In a famous episode of Star Trek: The Next Generation — my favorite TV show of all time — Captain Picard castigates an alien for turning his society into a fascist empire. When the alien responds that the fascist government’s forced modernization program raised his daughter out of poverty, Picard responds with the beautiful quote at the top of this post: “Her belly may be full, but her spirit will be empty.” But was Picard arguing that it was the full bellies themselves that emptied the people’s spirits? Was he merely arguing that the fascist empire ought to become a poorer fascist empire, in order to restore the virtue of the people? Only a fool would think so.
Look, I also want America to have a stronger society. I want us to have more kids. I want us to have more stable families. I want us to have closer-knit communities, better moral values, etc. But that doesn’t mean the New Right knows how to get us there. So far, the New Right has built nothing — no new community organizations or institutions, no religious revival, nothing that would knit our society together. It has merely thrashed and thrashed against modernity, with no plan for a replacement. JD Vance’s crusade against GDP is simply more of the same.
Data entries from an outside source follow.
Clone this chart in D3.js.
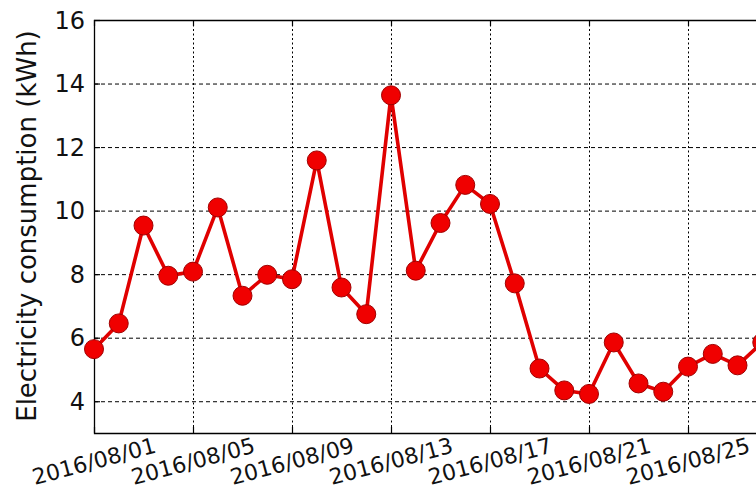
<!DOCTYPE html>
<html><head><meta charset="utf-8">
<script src="https://cdn.jsdelivr.net/npm/d3@7"></script>
<style>
html,body{margin:0;padding:0;background:#fff;overflow:hidden}
svg{display:block;font-family:"DejaVu Sans",sans-serif}
</style></head>
<body>
<svg id="c" width="756" height="489"></svg>
<script>
const dates = ["2016/08/01","2016/08/02","2016/08/03","2016/08/04","2016/08/05","2016/08/06","2016/08/07",
"2016/08/08","2016/08/09","2016/08/10","2016/08/11","2016/08/12","2016/08/13","2016/08/14","2016/08/15",
"2016/08/16","2016/08/17","2016/08/18","2016/08/19","2016/08/20","2016/08/21","2016/08/22","2016/08/23",
"2016/08/24","2016/08/25","2016/08/26","2016/08/27","2016/08/28"];
const values = [5.64,6.45,9.53,7.95,8.08,10.1,7.32,7.98,7.84,11.58,7.58,6.74,13.63,8.11,9.61,10.81,10.21,
7.71,5.03,4.34,4.23,5.85,4.56,4.30,5.09,5.49,5.13,5.85];
const xTickLabels = ["2016/08/01","2016/08/05","2016/08/09","2016/08/13","2016/08/17","2016/08/21","2016/08/25"];
const yTicks = [4,6,8,10,12,14,16];
const yLabel = "Electricity consumption (kWh)";

const parse = d3.timeParse("%Y/%m/%d");
const fmt = d3.timeFormat("%Y/%m/%d");
const svg = d3.select("#c");
const L = 94, T = 20, B = 433;
const x = d3.scaleTime().domain([parse("2016/08/01"), parse("2016/08/31")]).range([L, L + 30*24.75]);
const y = d3.scaleLinear().domain([3,16]).range([B, T]);
const R = x.range()[1];

const g = svg.append("g");
// grid
g.selectAll(".hg").data(yTicks).join("line")
  .attr("x1", L).attr("x2", R).attr("y1", d=>y(d)+0.5).attr("y2", d=>y(d)+0.5)
  .attr("stroke","#000").attr("stroke-width",1).attr("stroke-dasharray","4,3");
const xt = xTickLabels.map(parse);
g.selectAll(".vg").data(xt).join("line")
  .attr("x1", d=>Math.round(x(d))+0.5).attr("x2", d=>Math.round(x(d))+0.5).attr("y1", T).attr("y2", B)
  .attr("stroke","#000").attr("stroke-width",1).attr("stroke-dasharray","2,2.5");
// ticks inside
g.selectAll(".tb").data(xt).join("line")
  .attr("x1", d=>Math.round(x(d))+0.5).attr("x2", d=>Math.round(x(d))+0.5).attr("y1", B).attr("y2", B-6)
  .attr("stroke","#000").attr("stroke-width",1.2);
g.selectAll(".tt").data(xt).join("line")
  .attr("x1", d=>Math.round(x(d))+0.5).attr("x2", d=>Math.round(x(d))+0.5).attr("y1", T).attr("y2", T+6)
  .attr("stroke","#000").attr("stroke-width",1.2);
g.selectAll(".tl").data(yTicks).join("line")
  .attr("x1", L).attr("x2", L+6).attr("y1", d=>y(d)+0.5).attr("y2", d=>y(d)+0.5)
  .attr("stroke","#000").attr("stroke-width",1.2);
// spines
g.append("path").attr("d", `M${R},${T+0.5}H${L+0.5}V${B+0.5}H${R}`)
  .attr("fill","none").attr("stroke","#000").attr("stroke-width",1.3);

// y tick labels
g.selectAll(".yl").data(yTicks).join("text")
  .attr("x", 85).attr("y", d=>y(d)).attr("dy","0.36em").attr("text-anchor","end")
  .attr("font-size",24).attr("fill","#111").text(d=>d);
// x tick labels
g.selectAll(".xl").data(xt).join("text")
  .attr("transform", d=>`translate(${x(d)},${461}) rotate(-15)`)
  .attr("text-anchor","middle").attr("dy","0.36em")
  .attr("font-size",22).attr("fill","#111").text(d=>fmt(d));
// y label
svg.append("text").attr("transform","translate(36,226) rotate(-90)")
  .attr("text-anchor","middle").attr("font-size",26).attr("fill","#111").text(yLabel);

// data
const pts = dates.map((d,i)=>({d:parse(d), v:values[i]}));
g.append("path").datum(pts)
  .attr("d", d3.line().x(p=>x(p.d)).y(p=>y(p.v)))
  .attr("fill","none").attr("stroke","#e00000").attr("stroke-width",3.6).attr("stroke-linejoin","round");
g.selectAll(".pt").data(pts).join("circle")
  .attr("cx", p=>x(p.d)).attr("cy", p=>y(p.v)).attr("r",9.5)
  .attr("fill","#f00000").attr("stroke","#a00000").attr("stroke-width",1);
</script>
</body></html>
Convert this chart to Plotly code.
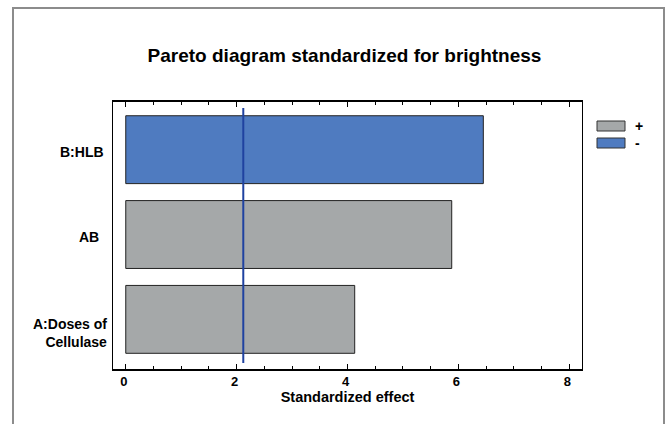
import plotly.graph_objects as go

# ---- data ----
categories = ["A:Doses of<br>Cellulase", "AB\u00a0\u00a0", "B:HLB\u00a0"]
effects = [4.13, 5.88, 6.45]
signs = ["+", "+", "-"]
critical_value = 2.12
x_tick_vals = [0, 2, 4, 6, 8]
legend_labels = ["+", "-"]

gray = "#a5a8a9"
blue = "#4f7bc0"
line_blue = "#1f42a0"
color_for = {"+": gray, "-": blue}
FONT = "Liberation Sans, Arial"

W, H = 669, 424
L, R, T, B = 113, 87, 102, 55
pw, ph = W - L - R, H - T - B


def px(xp):
    return (xp - L) / pw


def py(yp):
    return (H - B - yp) / ph


fig = go.Figure()
fig.add_trace(go.Bar(
    y=categories, x=effects, orientation="h",
    marker=dict(color=[color_for[s] for s in signs],
                line=dict(color="#222222", width=1)),
    showlegend=False, hoverinfo="x+y",
))

fig.add_shape(type="line", xref="x", yref="paper",
              x0=critical_value, x1=critical_value,
              y0=py(363), y1=py(108),
              line=dict(color=line_blue, width=2))

# outer frame
fig.add_shape(type="path", xref="paper", yref="paper",
              path=f"M {px(13)} {py(440)} L {px(13)} {py(8)} L {px(664)} {py(8)} L {px(664)} {py(440)}",
              line=dict(color="#8c8c8c", width=2))

# category labels
label_shift = [-14, -2, -2]
for cat, sh in zip(categories, label_shift):
    fig.add_annotation(xref="paper", yref="y", x=px(108.5), y=cat,
                       text=f"<b>{cat}</b>", showarrow=False, xanchor="right",
                       yanchor="middle", align="right", yshift=sh,
                       font=dict(size=14, color="black", family=FONT))

# legend
box_rows = [(121, 131, 126), (138, 148, 143)]
for lab, (y0, y1, yc) in zip(legend_labels, box_rows):
    fig.add_shape(type="rect", xref="paper", yref="paper",
                  x0=px(597), x1=px(625), y0=py(y1), y1=py(y0),
                  fillcolor=color_for[lab], line=dict(color="#333333", width=1))
    fig.add_annotation(xref="paper", yref="paper", x=px(633), y=py(yc),
                       text=f"<b>{lab}</b>", showarrow=False, xanchor="left",
                       yanchor="middle",
                       font=dict(size=14, color="black", family=FONT))

fig.update_layout(
    width=W, height=H,
    margin=dict(l=L, r=R, t=T, b=B),
    paper_bgcolor="white", plot_bgcolor="white",
    bargap=0.2,
    title=dict(text="<b>Pareto diagram standardized for brightness</b>",
               x=344.5 / W, xanchor="center", y=1 - 55 / H, yanchor="middle",
               font=dict(size=19, color="black", family=FONT)),
    font=dict(family=FONT, color="black", size=14),
    xaxis=dict(range=[-0.23, 8.23], tickvals=x_tick_vals,
               ticktext=[f"<b>{v}</b>" for v in x_tick_vals],
               ticks="inside", ticklen=5, tickcolor="black", tickwidth=1,
               minor=dict(dtick=0.5, ticks="inside", ticklen=3, tickcolor="black"),
               showline=True, linecolor="black", linewidth=1.5, mirror="allticks",
               showgrid=False, zeroline=False,
               tickfont=dict(size=13), ticklabelshift=-2,
               title=dict(text="<b>Standardized effect</b>", standoff=3,
                          font=dict(size=14.5))),
    yaxis=dict(range=[-0.585, 2.562], showline=True, linecolor="black",
               linewidth=1, mirror=True, showgrid=False, zeroline=False,
               ticks="", showticklabels=False),
)

fig.write_html("out.html")
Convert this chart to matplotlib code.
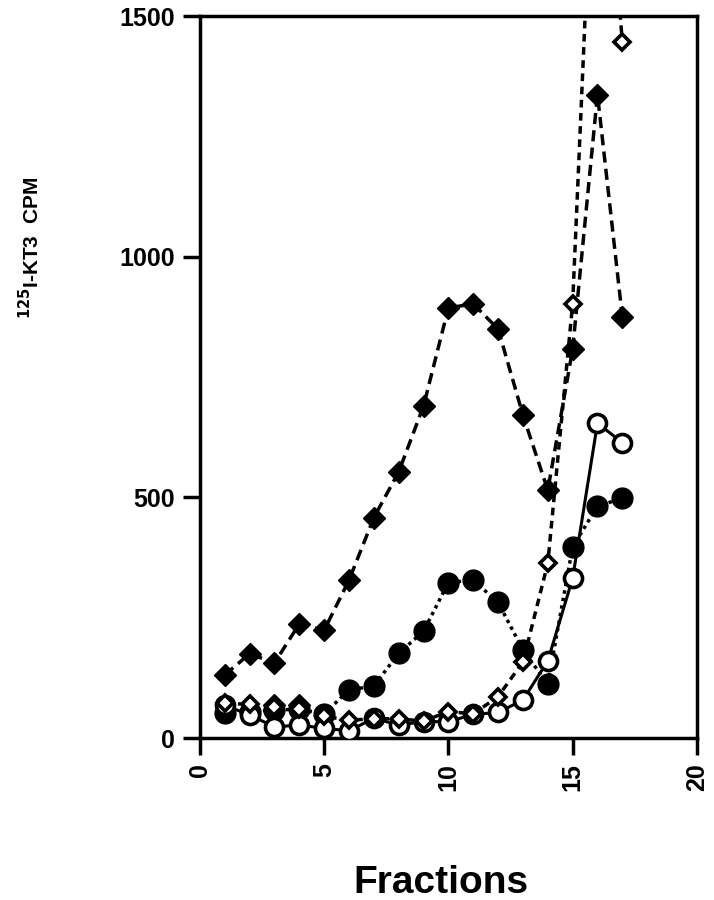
import numpy as np
import matplotlib
matplotlib.use("Agg")
import matplotlib.pyplot as plt

# Datos
fracciones = np.arange(1, 18)

# diamantes llenos (línea de guiones)
diamante_lleno = [131, 175, 156, 237, 224, 328, 458, 553, 690, 894, 902, 850, 671, 515, 808, 1337, 875]
# diamantes llenos bajos (solo visibles al inicio)
fracc_diamante_bajo = [3, 4]
diamante_bajo = [68, 68]
# diamantes abiertos (guiones cortos), fracción 16 fuera de escala
diamante_abierto = [72, 70, 65, 60, 45, 37, 40, 40, 35, 55, 50, 86, 158, 363, 902, 2090, 1447]
# círculos llenos (punteado)
circulo_lleno = [52, 55, 58, 60, 50, 100, 108, 176, 222, 323, 328, 282, 183, 112, 397, 482, 498]
# círculos abiertos (línea continua)
circulo_abierto = [68, 48, 23, 27, 20, 15, 41, 27, 34, 34, 49, 53, 79, 160, 332, 654, 614]

plt.rcParams['font.family'] = ['Liberation Sans', 'DejaVu Sans']

fig = plt.figure(figsize=(7.14, 9.0), dpi=100)
ax = fig.add_axes([0.280, 0.180, 0.696, 0.802])

ax.plot(fracciones, circulo_abierto, color='black', lw=2.2, ls='-',
        marker='o', ms=13, mfc='white', mec='black', mew=2.6, zorder=3)
ax.plot(fracciones, circulo_lleno, color='black', lw=2.5, ls=(0, (1, 1.2)),
        marker='o', ms=15, mfc='black', mec='black', zorder=2)
ax.plot(fracc_diamante_bajo, diamante_bajo, color='black', lw=2.5, ls=(0, (3, 2)),
        marker='D', ms=11.5, mfc='black', mec='black', zorder=2)
ax.plot(fracciones, diamante_abierto, color='black', lw=2.5, ls=(0, (2.2, 1.6)),
        marker='D', ms=8.5, mfc='white', mec='black', mew=2.6, zorder=4)
ax.plot(fracciones, diamante_lleno, color='black', lw=2.5, ls=(0, (3.2, 1.8)),
        marker='D', ms=11.5, mfc='black', mec='black', zorder=2)

ax.set_xlim(0, 20)
ax.set_ylim(0, 1500)
ax.set_xticks([0, 5, 10, 15, 20])
ax.set_yticks([0, 500, 1000, 1500])

for s in ax.spines.values():
    s.set_linewidth(2.5)

ax.tick_params(axis='both', direction='out', length=12, width=2.5,
               labelsize=18, pad=6)
for lab in ax.get_xticklabels():
    lab.set_rotation(90)
    lab.set_fontweight('bold')
for lab in ax.get_yticklabels():
    lab.set_fontweight('bold')

fig.text(0.043, 0.725, r'$\mathbf{^{125}}$I-KT3  CPM', rotation=90,
         ha='center', va='center', fontsize=15, fontweight='bold')
fig.text(0.617, 0.008, 'Fractions', ha='center', va='baseline',
         fontsize=28, fontweight='bold')

fig.savefig('out.png', dpi=100)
“Done right” means getting immigrants who, on average, earn more than the native-born. This raises GDP by a composition effect — you have richer people on average. It also probably raises GDP by other means — increasing market size which increases returns to scale, boosting innovation and entrepreneurship, and so on. If you get mostly low-skilled immigrants, things get dicier — the composition effect reduces GDP because you’re importing poorer people, but the increased market size may still cancel that out. But in general, if you want higher per capita GDP, you should be selective in terms of who you let into the country. Total GDP, of course, is a different matter — if you want a bigger country, in order to be more powerful in military terms, then letting in tons of low-skilled immigrants may be worth it even if they reduce per capita GDP. And of course, there are distributional reasons to allow in low-skilled immigration — eldercare and so on. But basically, if you let in high-skilled immigrants, your society gets richer by pretty much every metric.
In fact, if you care about Americans having jobs, maximizing GDP growth is an important part of the equation. Okun’s Law — one of the most well-established regularities in economics — states that the unemployment rate is very strongly (negatively) correlated with quarterly GDP growth:

And only when GDP is growing robustly is there upward pressure on wages. The greatest period of growth for working-class wages in America since the 1960s was 2014-2024, despite inflation and the pandemic, because steady GDP growth kept us at full employment for most of that time.
Nor is this simply a case of correlation vs. causation. The mechanism is aggregate demand — when the economy is growing fast, people need more workers to produce things. So if you increase aggregate demand to make GDP grow faster, you raise total employment (though you don’t always want to do this, because of inflation). Yes, you can give people government jobs when the economy isn’t growing, but A) these jobs will generally not be great, and B) this will lower productivity and put downward pressure on wages. So for good jobs, you need GDP growth.